Arafat's orchestration of political violence to stake unilateral Palestinian claims on the heart of Israel's capital city has destroyed hopes for a negotiated settlement for the foreseeable future.

The Clinton administration contributed to this crisis by persistently pressuring Israel to make concessions that undermined its own security in exchange for Palestinian promises, which often have gone unfulfilled.

Instead of forcefully confronting the Palestinian violations of the 1993 Oslo accord and subsequent interim agreements, the administration repeatedly cobbled together new agreements, which the Palestinian Authority soon violated.

The administration's mild reaction to this chronic noncompliance, combined with its continued diplomatic pressure on Israel, undoubtedly led Arafat to conclude he could pocket whatever concessions he could extract from Israel at the negotiating table and then resort to violence to attain his remaining goals at minimal cost.

The Camp David summit in July, which set the stage for the latest Palestinian riots, failed in part because of the administration's inadequate diplomatic groundwork.

President Clinton apparently assumed he could forge an agreement by force of personality and underestimated the difficulties in reaching a settlement on the thorny issue of Jerusalem.

But the chief flaw distorting U.S. policy on the peace negotiations has been the president's wishful thinking about the strength of Arafat's commitment to the negotiations. Arafat cooperated as long as the negotiations went his way. When they bogged down, he was quick to resort to violence to prod Israel to make further concessions.

Clinton may have set a dangerous precedent by failing to denounce the orchestrated Palestinian violence following the Sept. 23, 1996, opening of an exit to an archaeological tunnel in Jerusalem. Although the tunnel exit was located 250 yards away from Moslem holy sites on the Temple Mount, Arafat used the opportunity to mobilize Palestinians.

He used official Palestinian television and radio stations to incite his followers and exploited the ensuing riots as a negotiating tool to gain leverage over Israel.

Given Washington's failure to denounce those tactics, it's not surprising that he repeated this pattern to provoke the current riots. The administration's approach may have raised Palestinian expectations as well.

For example, Clinton's December 1998 visit to Gaza had many of the features of a state visit. Palestinians even displayed banners featuring Clinton and Arafat that read, "We have a dream: Free Palestine." Saddam Hussein also has a dream, and it could soon become an American nightmare.

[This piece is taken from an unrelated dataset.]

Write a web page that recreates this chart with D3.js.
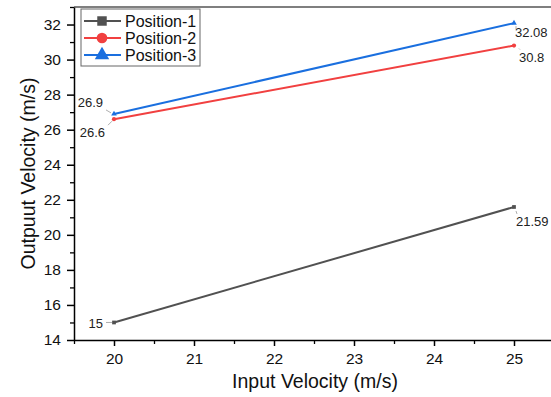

Saddam seeks to lead an inflamed Arab world against the United States and is belligerently rattling his saber by dispatching an armored division to western Iraq amid reports that half a million Iraqis "volunteered" to help the Palestinians destroy Israel.

Saddam's threats cannot be dismissed as mere propaganda. He made good on his April 1990 threat to attack Israel when he launched 39 Scud missiles at Israel in the 1991 Gulf War.

He probably has reacquired the capability to do so again, this time perhaps with chemical warheads. Since expelling the U.N. weapons inspectors in 1998, Iraq has had more than two years to rebuild its missile force and weapons of mass destruction.

The Clinton administration claims Saddam has been put in a box, but it has dragged its feet on supporting the Iraqi opposition. Alarmed by this passivity, Congress passed the Iraq Liberation Act in 1998, authorizing the transfer of up to $97 million of military equipment and training to the opposition forces.

But the administration has not followed through and delivered this aid. Despite Saddam's growing boldness, the administration clings to its faltering containment policy rather than seeking to oust Saddam.

Because of such inept Middle East policies, Clinton's legacy is likely to be growing chaos and anti-American violence in the Middle East. Regrettably, he will leave his successor a more dangerous Middle East situation than any president since Jimmy Carter.

More wishful thinking about Arafat and Saddam will not bring stability and peace to this troubled region.

James A. Phillips is a research fellow at The Heritage Foundation, a Washington-based public policy research institute.